*Task details:*
Retype each line of the material exactly, please, skipping any picture in it.
━━━━━ Information provided
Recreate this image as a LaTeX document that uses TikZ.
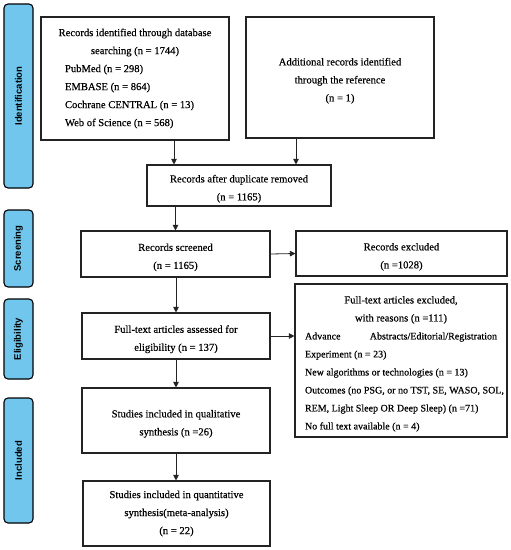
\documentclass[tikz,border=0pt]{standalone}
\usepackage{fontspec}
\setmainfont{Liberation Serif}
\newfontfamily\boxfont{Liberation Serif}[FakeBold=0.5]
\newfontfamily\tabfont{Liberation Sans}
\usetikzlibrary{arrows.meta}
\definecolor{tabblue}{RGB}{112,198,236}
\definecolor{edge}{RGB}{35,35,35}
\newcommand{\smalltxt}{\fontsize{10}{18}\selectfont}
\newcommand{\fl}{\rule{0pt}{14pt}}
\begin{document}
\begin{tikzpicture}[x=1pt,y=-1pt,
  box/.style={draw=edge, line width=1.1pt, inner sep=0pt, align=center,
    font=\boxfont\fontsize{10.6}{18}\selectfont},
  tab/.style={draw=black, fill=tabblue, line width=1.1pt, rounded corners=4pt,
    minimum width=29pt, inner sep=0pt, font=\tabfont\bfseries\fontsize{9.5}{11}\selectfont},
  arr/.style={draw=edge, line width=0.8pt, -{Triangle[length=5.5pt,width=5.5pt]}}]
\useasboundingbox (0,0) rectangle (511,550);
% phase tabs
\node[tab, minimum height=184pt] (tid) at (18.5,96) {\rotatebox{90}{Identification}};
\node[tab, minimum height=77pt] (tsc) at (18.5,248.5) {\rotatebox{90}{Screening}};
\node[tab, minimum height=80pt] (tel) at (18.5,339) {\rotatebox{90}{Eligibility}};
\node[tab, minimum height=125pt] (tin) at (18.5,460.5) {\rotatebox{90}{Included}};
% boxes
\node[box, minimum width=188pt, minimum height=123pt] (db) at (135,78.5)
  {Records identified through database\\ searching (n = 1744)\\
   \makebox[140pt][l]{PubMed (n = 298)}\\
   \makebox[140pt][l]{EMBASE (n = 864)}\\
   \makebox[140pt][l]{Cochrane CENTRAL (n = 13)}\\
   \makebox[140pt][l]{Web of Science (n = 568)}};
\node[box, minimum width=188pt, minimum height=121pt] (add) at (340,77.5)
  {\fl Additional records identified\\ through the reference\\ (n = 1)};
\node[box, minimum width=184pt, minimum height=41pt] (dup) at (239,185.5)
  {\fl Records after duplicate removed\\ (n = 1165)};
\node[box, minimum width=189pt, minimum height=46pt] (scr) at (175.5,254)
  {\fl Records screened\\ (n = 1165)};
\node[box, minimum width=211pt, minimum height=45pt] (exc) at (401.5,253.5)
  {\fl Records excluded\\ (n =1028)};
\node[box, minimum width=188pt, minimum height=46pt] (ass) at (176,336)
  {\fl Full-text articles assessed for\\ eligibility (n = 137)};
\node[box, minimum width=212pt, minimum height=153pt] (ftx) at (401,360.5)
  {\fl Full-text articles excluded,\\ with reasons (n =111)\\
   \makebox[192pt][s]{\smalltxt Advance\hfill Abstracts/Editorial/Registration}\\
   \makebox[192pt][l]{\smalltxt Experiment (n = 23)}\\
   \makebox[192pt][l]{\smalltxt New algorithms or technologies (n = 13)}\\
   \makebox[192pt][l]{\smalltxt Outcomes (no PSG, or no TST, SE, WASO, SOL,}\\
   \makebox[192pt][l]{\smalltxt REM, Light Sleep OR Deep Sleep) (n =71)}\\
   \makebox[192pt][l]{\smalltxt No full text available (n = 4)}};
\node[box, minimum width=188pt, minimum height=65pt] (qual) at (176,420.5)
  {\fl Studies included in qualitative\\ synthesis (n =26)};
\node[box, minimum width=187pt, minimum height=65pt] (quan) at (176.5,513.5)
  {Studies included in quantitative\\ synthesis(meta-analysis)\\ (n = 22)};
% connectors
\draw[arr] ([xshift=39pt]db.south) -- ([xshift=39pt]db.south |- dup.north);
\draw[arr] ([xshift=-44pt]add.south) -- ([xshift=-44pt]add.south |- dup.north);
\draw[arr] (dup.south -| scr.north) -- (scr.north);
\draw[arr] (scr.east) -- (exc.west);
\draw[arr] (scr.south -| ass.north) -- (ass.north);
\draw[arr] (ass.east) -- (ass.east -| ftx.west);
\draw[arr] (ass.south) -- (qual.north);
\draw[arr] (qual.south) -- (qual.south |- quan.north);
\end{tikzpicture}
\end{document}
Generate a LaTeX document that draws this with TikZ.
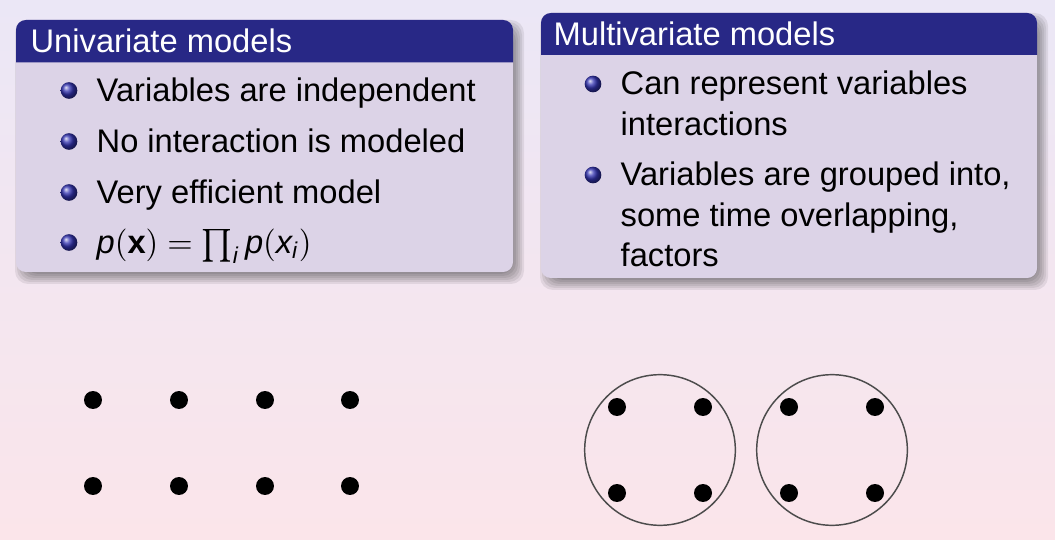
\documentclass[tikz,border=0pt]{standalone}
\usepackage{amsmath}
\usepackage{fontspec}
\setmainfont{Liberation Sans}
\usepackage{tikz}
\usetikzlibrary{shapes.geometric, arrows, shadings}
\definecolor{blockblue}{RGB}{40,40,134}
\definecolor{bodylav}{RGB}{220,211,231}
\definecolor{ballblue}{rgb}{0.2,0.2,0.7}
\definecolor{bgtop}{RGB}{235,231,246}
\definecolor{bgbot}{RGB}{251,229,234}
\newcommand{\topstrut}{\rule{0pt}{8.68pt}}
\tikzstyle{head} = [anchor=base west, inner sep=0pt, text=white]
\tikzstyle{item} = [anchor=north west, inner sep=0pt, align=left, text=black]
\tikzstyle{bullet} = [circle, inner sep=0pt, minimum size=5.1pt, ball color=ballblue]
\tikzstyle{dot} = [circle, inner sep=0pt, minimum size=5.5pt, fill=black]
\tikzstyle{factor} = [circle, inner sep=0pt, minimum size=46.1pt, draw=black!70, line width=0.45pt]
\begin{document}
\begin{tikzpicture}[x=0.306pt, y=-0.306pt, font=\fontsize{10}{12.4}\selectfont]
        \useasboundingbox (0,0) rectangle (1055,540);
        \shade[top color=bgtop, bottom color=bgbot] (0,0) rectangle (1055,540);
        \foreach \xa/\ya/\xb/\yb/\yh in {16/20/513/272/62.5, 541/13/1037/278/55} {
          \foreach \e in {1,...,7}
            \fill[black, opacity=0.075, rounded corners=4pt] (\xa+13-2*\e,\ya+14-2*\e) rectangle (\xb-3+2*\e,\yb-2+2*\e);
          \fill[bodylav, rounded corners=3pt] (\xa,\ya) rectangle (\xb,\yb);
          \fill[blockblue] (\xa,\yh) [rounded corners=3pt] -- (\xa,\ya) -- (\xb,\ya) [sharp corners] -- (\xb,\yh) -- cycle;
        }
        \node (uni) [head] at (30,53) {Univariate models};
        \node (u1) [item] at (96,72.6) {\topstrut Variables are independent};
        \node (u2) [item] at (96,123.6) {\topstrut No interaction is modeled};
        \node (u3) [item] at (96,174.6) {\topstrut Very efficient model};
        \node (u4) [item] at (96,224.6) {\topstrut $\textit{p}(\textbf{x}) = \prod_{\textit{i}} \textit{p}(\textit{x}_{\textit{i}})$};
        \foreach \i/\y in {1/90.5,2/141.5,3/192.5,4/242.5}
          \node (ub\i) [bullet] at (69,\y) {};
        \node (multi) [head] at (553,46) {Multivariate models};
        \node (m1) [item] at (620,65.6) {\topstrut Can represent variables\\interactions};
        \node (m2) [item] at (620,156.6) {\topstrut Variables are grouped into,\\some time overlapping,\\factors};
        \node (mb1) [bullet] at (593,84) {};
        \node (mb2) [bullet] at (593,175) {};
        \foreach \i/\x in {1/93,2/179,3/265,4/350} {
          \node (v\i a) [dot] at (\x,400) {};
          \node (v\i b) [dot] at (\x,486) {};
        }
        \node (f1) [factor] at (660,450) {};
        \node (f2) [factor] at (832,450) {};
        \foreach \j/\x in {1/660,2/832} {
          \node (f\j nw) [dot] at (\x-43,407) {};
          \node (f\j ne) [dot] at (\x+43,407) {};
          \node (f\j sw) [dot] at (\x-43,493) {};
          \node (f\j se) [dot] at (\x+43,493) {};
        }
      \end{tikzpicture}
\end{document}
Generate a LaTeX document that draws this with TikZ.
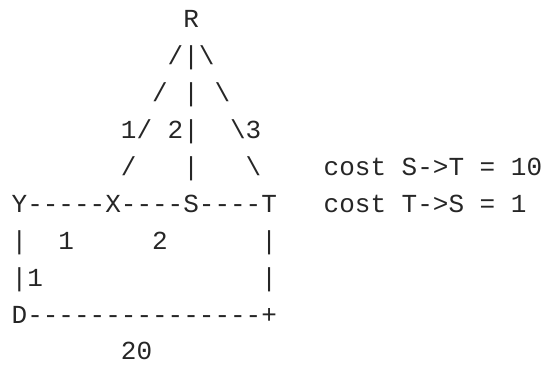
━━━━━━━━━━
*Answer to this task:*
Recreate this image as a LaTeX document that uses TikZ.
\documentclass[tikz,border=0pt]{standalone}
\usepackage{fontspec}
\setmainfont{Liberation Serif}
\newfontfamily\boxfont{Liberation Serif}[FakeBold=0.5]
\newfontfamily\tabfont{Liberation Sans}
\usetikzlibrary{arrows.meta}
\definecolor{tabblue}{RGB}{112,198,236}
\definecolor{edge}{RGB}{35,35,35}
\newcommand{\smalltxt}{\fontsize{10}{18}\selectfont}
\newcommand{\fl}{\rule{0pt}{14pt}}
\begin{document}
\begin{tikzpicture}[x=1pt,y=-1pt,
  box/.style={draw=edge, line width=1.1pt, inner sep=0pt, align=center,
    font=\boxfont\fontsize{10.6}{18}\selectfont},
  tab/.style={draw=black, fill=tabblue, line width=1.1pt, rounded corners=4pt,
    minimum width=29pt, inner sep=0pt, font=\tabfont\bfseries\fontsize{9.5}{11}\selectfont},
  arr/.style={draw=edge, line width=0.8pt, -{Triangle[length=5.5pt,width=5.5pt]}}]
\useasboundingbox (0,0) rectangle (511,550);
% phase tabs
\node[tab, minimum height=184pt] (tid) at (18.5,96) {\rotatebox{90}{Identification}};
\node[tab, minimum height=77pt] (tsc) at (18.5,248.5) {\rotatebox{90}{Screening}};
\node[tab, minimum height=80pt] (tel) at (18.5,339) {\rotatebox{90}{Eligibility}};
\node[tab, minimum height=125pt] (tin) at (18.5,460.5) {\rotatebox{90}{Included}};
% boxes
\node[box, minimum width=188pt, minimum height=123pt] (db) at (135,78.5)
  {Records identified through database\\ searching (n = 1744)\\
   \makebox[140pt][l]{PubMed (n = 298)}\\
   \makebox[140pt][l]{EMBASE (n = 864)}\\
   \makebox[140pt][l]{Cochrane CENTRAL (n = 13)}\\
   \makebox[140pt][l]{Web of Science (n = 568)}};
\node[box, minimum width=188pt, minimum height=121pt] (add) at (340,77.5)
  {\fl Additional records identified\\ through the reference\\ (n = 1)};
\node[box, minimum width=184pt, minimum height=41pt] (dup) at (239,185.5)
  {\fl Records after duplicate removed\\ (n = 1165)};
\node[box, minimum width=189pt, minimum height=46pt] (scr) at (175.5,254)
  {\fl Records screened\\ (n = 1165)};
\node[box, minimum width=211pt, minimum height=45pt] (exc) at (401.5,253.5)
  {\fl Records excluded\\ (n =1028)};
\node[box, minimum width=188pt, minimum height=46pt] (ass) at (176,336)
  {\fl Full-text articles assessed for\\ eligibility (n = 137)};
\node[box, minimum width=212pt, minimum height=153pt] (ftx) at (401,360.5)
  {\fl Full-text articles excluded,\\ with reasons (n =111)\\
   \makebox[192pt][s]{\smalltxt Advance\hfill Abstracts/Editorial/Registration}\\
   \makebox[192pt][l]{\smalltxt Experiment (n = 23)}\\
   \makebox[192pt][l]{\smalltxt New algorithms or technologies (n = 13)}\\
   \makebox[192pt][l]{\smalltxt Outcomes (no PSG, or no TST, SE, WASO, SOL,}\\
   \makebox[192pt][l]{\smalltxt REM, Light Sleep OR Deep Sleep) (n =71)}\\
   \makebox[192pt][l]{\smalltxt No full text available (n = 4)}};
\node[box, minimum width=188pt, minimum height=65pt] (qual) at (176,420.5)
  {\fl Studies included in qualitative\\ synthesis (n =26)};
\node[box, minimum width=187pt, minimum height=65pt] (quan) at (176.5,513.5)
  {Studies included in quantitative\\ synthesis(meta-analysis)\\ (n = 22)};
% connectors
\draw[arr] ([xshift=39pt]db.south) -- ([xshift=39pt]db.south |- dup.north);
\draw[arr] ([xshift=-44pt]add.south) -- ([xshift=-44pt]add.south |- dup.north);
\draw[arr] (dup.south -| scr.north) -- (scr.north);
\draw[arr] (scr.east) -- (exc.west);
\draw[arr] (scr.south -| ass.north) -- (ass.north);
\draw[arr] (ass.east) -- (ass.east -| ftx.west);
\draw[arr] (ass.south) -- (qual.north);
\draw[arr] (qual.south) -- (qual.south |- quan.north);
\end{tikzpicture}
\end{document}
Generate a LaTeX document that draws this with TikZ.
\documentclass[tikz,border=0pt]{standalone}
\usepackage{amsmath}
\usepackage{fontspec}
\setmainfont{Liberation Sans}
\usepackage{tikz}
\usetikzlibrary{shapes.geometric, arrows, shadings}
\definecolor{blockblue}{RGB}{40,40,134}
\definecolor{bodylav}{RGB}{220,211,231}
\definecolor{ballblue}{rgb}{0.2,0.2,0.7}
\definecolor{bgtop}{RGB}{235,231,246}
\definecolor{bgbot}{RGB}{251,229,234}
\newcommand{\topstrut}{\rule{0pt}{8.68pt}}
\tikzstyle{head} = [anchor=base west, inner sep=0pt, text=white]
\tikzstyle{item} = [anchor=north west, inner sep=0pt, align=left, text=black]
\tikzstyle{bullet} = [circle, inner sep=0pt, minimum size=5.1pt, ball color=ballblue]
\tikzstyle{dot} = [circle, inner sep=0pt, minimum size=5.5pt, fill=black]
\tikzstyle{factor} = [circle, inner sep=0pt, minimum size=46.1pt, draw=black!70, line width=0.45pt]
\begin{document}
\begin{tikzpicture}[x=0.306pt, y=-0.306pt, font=\fontsize{10}{12.4}\selectfont]
        \useasboundingbox (0,0) rectangle (1055,540);
        \shade[top color=bgtop, bottom color=bgbot] (0,0) rectangle (1055,540);
        \foreach \xa/\ya/\xb/\yb/\yh in {16/20/513/272/62.5, 541/13/1037/278/55} {
          \foreach \e in {1,...,7}
            \fill[black, opacity=0.075, rounded corners=4pt] (\xa+13-2*\e,\ya+14-2*\e) rectangle (\xb-3+2*\e,\yb-2+2*\e);
          \fill[bodylav, rounded corners=3pt] (\xa,\ya) rectangle (\xb,\yb);
          \fill[blockblue] (\xa,\yh) [rounded corners=3pt] -- (\xa,\ya) -- (\xb,\ya) [sharp corners] -- (\xb,\yh) -- cycle;
        }
        \node (uni) [head] at (30,53) {Univariate models};
        \node (u1) [item] at (96,72.6) {\topstrut Variables are independent};
        \node (u2) [item] at (96,123.6) {\topstrut No interaction is modeled};
        \node (u3) [item] at (96,174.6) {\topstrut Very efficient model};
        \node (u4) [item] at (96,224.6) {\topstrut $\textit{p}(\textbf{x}) = \prod_{\textit{i}} \textit{p}(\textit{x}_{\textit{i}})$};
        \foreach \i/\y in {1/90.5,2/141.5,3/192.5,4/242.5}
          \node (ub\i) [bullet] at (69,\y) {};
        \node (multi) [head] at (553,46) {Multivariate models};
        \node (m1) [item] at (620,65.6) {\topstrut Can represent variables\\interactions};
        \node (m2) [item] at (620,156.6) {\topstrut Variables are grouped into,\\some time overlapping,\\factors};
        \node (mb1) [bullet] at (593,84) {};
        \node (mb2) [bullet] at (593,175) {};
        \foreach \i/\x in {1/93,2/179,3/265,4/350} {
          \node (v\i a) [dot] at (\x,400) {};
          \node (v\i b) [dot] at (\x,486) {};
        }
        \node (f1) [factor] at (660,450) {};
        \node (f2) [factor] at (832,450) {};
        \foreach \j/\x in {1/660,2/832} {
          \node (f\j nw) [dot] at (\x-43,407) {};
          \node (f\j ne) [dot] at (\x+43,407) {};
          \node (f\j sw) [dot] at (\x-43,493) {};
          \node (f\j se) [dot] at (\x+43,493) {};
        }
      \end{tikzpicture}
\end{document}
Generate a LaTeX document that draws this with TikZ.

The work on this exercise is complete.